Berlin in the 1920s. American Chanteuse Sally Bowles has a fling with bisexual British writer Brian Roberts and tries to carve out a career as a gold-digger, putting the moves on a handsome aristocrat, while the ascendant Nazis put a crimp in their madcap lifestyle.


As Germany swings darkly through the inflationary 1920s and brownshirts take over the streets, Minnelli's emigre entertainer Sally Bowles waves her painted fingernails ('divine decadence') and does weird jazz with venomous MC Joel Grey.

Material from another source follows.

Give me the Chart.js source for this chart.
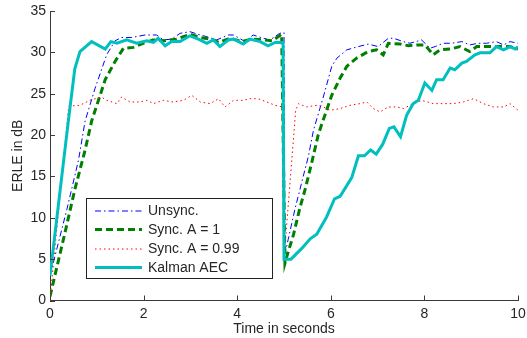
<!DOCTYPE html>
<html>
<head>
<meta charset="utf-8">
<script src="https://cdn.jsdelivr.net/npm/chart.js@4.4.1/dist/chart.umd.min.js"></script>
<style>
  html, body { margin: 0; padding: 0; background: #fff; }
  canvas { display: block; }
</style>
</head>
<body>
<canvas id="chart" width="527" height="338"></canvas>
<script>
// Values (time in s, ERLE in dB)
const unsyncT = [0, 0.36, 0.61, 0.75, 0.96, 1.21, 1.39, 1.53, 1.75, 2.03, 2.28, 2.42, 2.60, 2.78, 2.99, 3.21, 3.35, 3.56, 3.81, 3.92, 4.17, 4.34, 4.56, 4.70, 4.91, 5.0,
  5.02, 5.09, 5.24, 5.34, 5.41, 5.52, 5.63, 5.84, 6.02, 6.13, 6.34, 6.59, 6.80, 7.01, 7.23, 7.34, 7.55, 7.69, 7.94, 8.12, 8.23, 8.40, 8.58, 8.80, 8.97, 9.15, 9.33, 9.54, 9.69, 9.83, 10.0];
const unsyncDb = [3, 11, 17, 21.7, 25.6, 29.7, 31.4, 31.8, 31.8, 32.1, 32.1, 31.5, 31.6, 32.3, 32.5, 32.1, 31.9, 31.5, 32.1, 32.1, 31.3, 32.1, 31.7, 31.5, 32.3, 32.4,
  5.6, 7.4, 11.2, 13.4, 15.0, 17.4, 20.6, 24.6, 28.3, 29.3, 30.3, 30.7, 31.0, 30.7, 31.7, 31.7, 31.3, 31.1, 31.5, 30.5, 30.7, 31.1, 31.1, 31.3, 30.9, 31.1, 31.1, 31.3, 30.9, 31.3, 31.1];

const syncT = [0, 0.32, 0.53, 0.75, 0.89, 1.18, 1.39, 1.57, 1.78, 1.99, 2.2, 2.45, 2.7, 3.0, 3.2, 3.45, 3.6, 3.85, 4.1, 4.3, 4.55, 4.75, 4.95,
  5.02, 5.09, 5.20, 5.34, 5.45, 5.59, 5.73, 5.80, 6.02, 6.20, 6.34, 6.55, 6.80, 6.98, 7.12, 7.23, 7.48, 7.66, 7.84, 8.01, 8.19, 8.33, 8.55, 8.76, 8.97, 9.12, 9.40, 9.62, 9.83, 10.0];
const syncDb = [0.5, 8.2, 13.4, 18.2, 21.7, 26.7, 28.9, 30.5, 30.6, 31.1, 31.5, 31.4, 31.6, 32.2, 31.8, 31.6, 31.2, 31.7, 31.3, 31.6, 31.5, 31.4, 32.2,
  4.5, 5.9, 7.9, 11.2, 13.4, 16.6, 20.0, 21.2, 24.8, 26.9, 28.3, 29.3, 30.1, 30.3, 29.7, 31.1, 31.0, 30.8, 30.9, 30.9, 29.7, 30.3, 30.4, 30.7, 30.1, 30.7, 30.7, 30.7, 30.7, 30.4];

const sync99T = [0, 0.40, 0.64, 0.85, 1.10, 1.21, 1.43, 1.53, 1.71, 1.92, 2.07, 2.21, 2.42, 2.63, 2.85, 3.03, 3.21, 3.42, 3.60, 3.74, 3.92, 4.13, 4.27, 4.45, 4.63, 4.81, 4.96,
  5.0, 5.25, 5.31, 5.48, 5.70, 5.84, 5.98, 6.20, 6.41, 6.62, 6.77, 6.91, 7.05, 7.23, 7.41, 7.55, 7.76, 7.94, 8.19, 8.40, 8.62, 8.83, 9.05, 9.26, 9.47, 9.69, 9.83, 10.0];
const sync99Db = [0.2, 23.5, 23.6, 24.2, 24.6, 24.2, 23.8, 24.6, 24.0, 24.0, 24.2, 23.8, 24.2, 24.0, 24.2, 24.8, 24.0, 23.8, 24.4, 23.4, 24.2, 24.2, 24.4, 24.4, 24.0, 23.6, 23.4,
  5.0, 23.0, 23.8, 23.4, 23.6, 23.4, 23.0, 23.2, 23.6, 23.8, 24.0, 23.2, 22.8, 23.4, 23.4, 23.2, 23.8, 24.2, 23.8, 23.8, 23.8, 24.0, 24.4, 23.8, 23.4, 23.4, 23.8, 23.0];

const kalmanT = [0, 0.39, 0.53, 0.64, 0.89, 1.18, 1.30, 1.43, 1.64, 1.85, 2.07, 2.21, 2.31, 2.46, 2.60, 2.78, 2.99, 3.17, 3.35, 3.49, 3.63, 3.81, 3.92, 4.13, 4.27, 4.49, 4.66, 4.81, 4.91, 4.98,
  5.0, 5.15, 5.38, 5.56, 5.70, 5.91, 6.08, 6.20, 6.45, 6.59, 6.72, 6.85, 6.97, 7.11, 7.25, 7.35, 7.49, 7.62, 7.76, 7.87, 8.01, 8.16, 8.26, 8.40, 8.55, 8.65, 8.80, 8.90, 9.08, 9.19, 9.40, 9.54, 9.69, 9.83, 9.94, 10.0];
const kalmanDb = [3, 21.6, 28.0, 30.1, 31.3, 30.4, 31.3, 31.1, 31.5, 31.1, 31.4, 31.2, 31.7, 30.8, 31.3, 31.3, 32.0, 31.6, 31.1, 31.5, 30.7, 31.5, 31.6, 31.0, 31.6, 31.3, 30.8, 31.2, 31.2, 31.2,
  5.0, 5.0, 6.3, 7.45, 8.0, 10.1, 12.3, 12.6, 14.9, 17.5, 17.5, 18.2, 17.7, 18.9, 20.8, 21.0, 19.8, 22.4, 23.8, 24.2, 26.3, 25.4, 26.7, 26.7, 28.1, 27.9, 28.7, 28.9, 29.7, 29.95, 29.95, 30.7, 30.3, 30.7, 30.4, 30.7];

const seriesNames = ["Unsync.", "Sync. A = 1", "Sync. A = 0.99", "Kalman AEC"];
const xTicks = [0, 2, 4, 6, 8, 10];
const yTicks = [0, 5, 10, 15, 20, 25, 30, 35];

const toPoints = (ts, vals) => ts.map((t, i) => ({ x: t, y: vals[i] }));

const FONT = "'Liberation Sans', Arial, Helvetica, sans-serif";
const TEXT = "#262626";
const AXIS = "#3a3a3a";

// MATLAB style: ticks pointing into the plot
const innerTicks = {
  id: "innerTicks",
  afterDraw(chart) {
    const { ctx, chartArea, scales } = chart;
    ctx.save();
    ctx.strokeStyle = AXIS;
    ctx.lineWidth = 1;
    ctx.beginPath();
    xTicks.forEach(v => {
      const px = Math.round(scales.x.getPixelForValue(v)) + 0.5;
      ctx.moveTo(px, chartArea.bottom);
      ctx.lineTo(px, chartArea.bottom - 5);
    });
    yTicks.forEach(v => {
      const py = Math.round(scales.y.getPixelForValue(v)) + 0.5;
      ctx.moveTo(chartArea.left, py);
      ctx.lineTo(chartArea.left + 5, py);
    });
    ctx.stroke();
    ctx.restore();
  }
};

// Boxed legend in the lower left of the plot
const boxLegend = {
  id: "boxLegend",
  afterDraw(chart) {
    const { ctx, chartArea } = chart;
    const left = chartArea.left + 36, top = chartArea.top + 187;
    const w = 186, h = 80;
    ctx.save();
    ctx.fillStyle = "#fff";
    ctx.fillRect(left, top, w, h);
    ctx.strokeStyle = "#222";
    ctx.lineWidth = 1;
    ctx.strokeRect(left + 0.5, top + 0.5, w, h);
    const rows = [13, 31.5, 51, 69.5];
    chart.data.datasets.forEach((ds, i) => {
      const y = top + rows[i];
      ctx.beginPath();
      ctx.strokeStyle = ds.borderColor;
      ctx.lineWidth = ds.borderWidth;
      ctx.setLineDash(ds.borderDash || []);
      ctx.moveTo(left + 9, y);
      ctx.lineTo(left + 56, y);
      ctx.stroke();
      ctx.setLineDash([]);
      ctx.fillStyle = TEXT;
      ctx.font = "14px " + FONT;
      ctx.textBaseline = "middle";
      ctx.textAlign = "left";
      ctx.fillText(seriesNames[i], left + 62, y + 0.5);
    });
    ctx.restore();
  }
};

new Chart(document.getElementById("chart"), {
  type: "line",
  data: {
    datasets: [
      {
        label: seriesNames[0],
        data: toPoints(unsyncT, unsyncDb),
        borderColor: "#0000ff",
        borderWidth: 1,
        borderDash: [6, 3, 1.5, 3],
        order: 3
      },
      {
        label: seriesNames[1],
        data: toPoints(syncT, syncDb),
        borderColor: "#008000",
        borderWidth: 3,
        borderDash: [7, 4],
        order: 2
      },
      {
        label: seriesNames[2],
        data: toPoints(sync99T, sync99Db),
        borderColor: "#ff0000",
        borderWidth: 1,
        borderDash: [1.5, 3],
        order: 1
      },
      {
        label: seriesNames[3],
        data: toPoints(kalmanT, kalmanDb),
        borderColor: "#00bfbf",
        borderWidth: 3,
        order: 0
      }
    ]
  },
  options: {
    responsive: false,
    animation: false,
    devicePixelRatio: 1,
    elements: {
      point: { radius: 0 },
      line: { tension: 0, fill: false, borderJoinStyle: "miter" }
    },
    layout: { padding: { top: 11, right: 9, left: 0, bottom: 0 } },
    plugins: {
      legend: { display: false },
      tooltip: { enabled: false }
    },
    scales: {
      x: {
        type: "linear",
        min: 0,
        max: 10,
        afterBuildTicks: s => { s.ticks = xTicks.map(v => ({ value: v })); },
        afterFit: s => { s.height = 37.5; s.paddingLeft = 0; s.paddingRight = 0; },
        grid: { display: true, drawOnChartArea: false, drawTicks: false },
        border: { display: true, color: AXIS, width: 1 },
        ticks: { color: TEXT, padding: 5, font: { family: FONT, size: 14 }, maxRotation: 0 },
        title: { display: true, text: "Time in seconds", color: TEXT, font: { family: FONT, size: 14 }, padding: { top: 0, bottom: 0 } }
      },
      y: {
        type: "linear",
        min: 0,
        max: 35,
        afterBuildTicks: s => { s.ticks = yTicks.map(v => ({ value: v })); },
        afterFit: s => { s.width = 50; s.paddingTop = 0; s.paddingBottom = 0; },
        grid: { display: true, drawOnChartArea: false, drawTicks: false },
        border: { display: true, color: AXIS, width: 1 },
        ticks: { color: TEXT, padding: 4, font: { family: FONT, size: 14 } },
        title: { display: true, text: "ERLE in dB", color: TEXT, font: { family: FONT, size: 14 }, padding: { top: 10, bottom: 0 } }
      }
    }
  },
  plugins: [innerTicks, boxLegend]
});
</script>
</body>
</html>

Christopher Isherwood's autobiographical Berlin stories (previously filmed as I Am a Camera, with Julie Harris as Sally) were turned into a play and then a Broadway musical, and are here wrestled into movie shape by chreographer Bob Fosse, who contributes an incredible razzle‑dazzle which landed the film up to its rolled stockings in Oscars. It tries a little too hard to cross The Gold Diggers of 1933 with The Rise of the Third Reich to be comfortable, but stands as a hugely enjoyable, occasionally chilling, musical.

The terrific score by John Kander and Fred Ebb includes showstoppers like 'Cabaret', 'Money Makes the World Go Around', 'If You Could See Her Though My Eyes' and, as repopularised by Spitting Image's Margaret Thatcher in the late 1980s, the second most-famous Nazi anthem (after ‘Springtime for Hitler’) written by Jews, 'Tomorrow Belongs to Me'.

Few movie musicals since the Busby Berkeley days have managed so well the trick of presenting musical numbers as self-contained set-pieces - sketches rather than pop videos - that comment upon rather than advance the 'story'. Liza Minnelli, whose subsequent career was been spotty at best, gets her one great moment centre-screen in a Louise Brooks haircut and fabulous ‘20s fashions, while the face-painted, sing-song Grey is amazing as a cross between Leonard Sachs, David Bowie and Dracula.

Winner of eight Academy Awards, this holds up as a great musical of style and sleaze. Liza Minnelli and Joel Grey are electrifying; director Bob Fosse's choreography and the camera work are scintillating.